The 12z GFS model data is in. The GFS seems to be locking in on a solution for the track of the storm that could affect southeast Missouri, southern Illinois, western Kentucky, and central/southern Indiana.
For the fifth consecutive run, the GFS is taking a "warm" track. Meaning the surface low is tracking further north and bringing up warm air ahead of the storm. This would equate to rain for southeast Missouri, southern Illinois, western Kentucky, and central/southern Indiana.
Here is a look at the surface chart with precipitation for 6pm CT Thursday (Christmas Eve).
The surface low tracks right from central Arkansas northeast over southeast Missouri and then it turns almost due north. Usually you would expect for the low to keep tracking east/east-northeast but that doesn't seem to be the case. I am not 100% sure why the model is tracking the storm this direction although I have a sneaking suspicion it is taking in to account the Greenland blocking pattern I talked about last week.
The model is generating quite a bit of rain for southeast Missouri, southern Illinois, western Kentucky, and extreme southern Indiana. Take a look at the jet stream forecast for 12pm CT Thursday. Look at how the jet dives all the way down to the gulf and then turns sharply north.
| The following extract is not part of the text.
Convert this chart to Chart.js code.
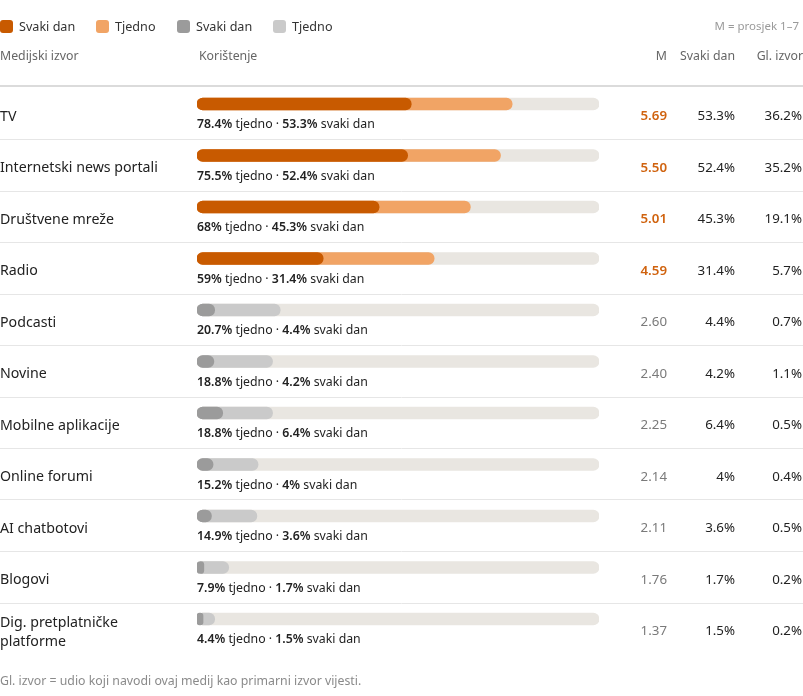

The jet will act as a conveyor belt to draw up the moisture.
Not all of the 12z rainfall totals are in just yet, but the 6z run puts down around 2.5" of rain for Cape Girardeau Wednesday-Thursday night.
I am also starting to turn down my "winter storm mode" and turn up the "severe weather mode". There will be plenty of warm air and moisture pumping up from the Gulf of Mexico. There will be a lot of wind as the low moves closer and through the area. There will also be spin in the atmosphere due to the closeness of the low. Energy in the upper level moves through the area around 6pm CT Thursday. Here is the 500mb vorticity chart.
There are a few things still missing for me to be really concerned for severe weather around the area. It would be good if we could get a dry slot to develop to allow the atmosphere to destabilize a bit.
The severe weather threat isn't anything to get worked up about yet. This storm is still 4-5 days away and a lot of things can (and probably will) change. The energy that will make all of this happen is just now coming onshore over northwest US.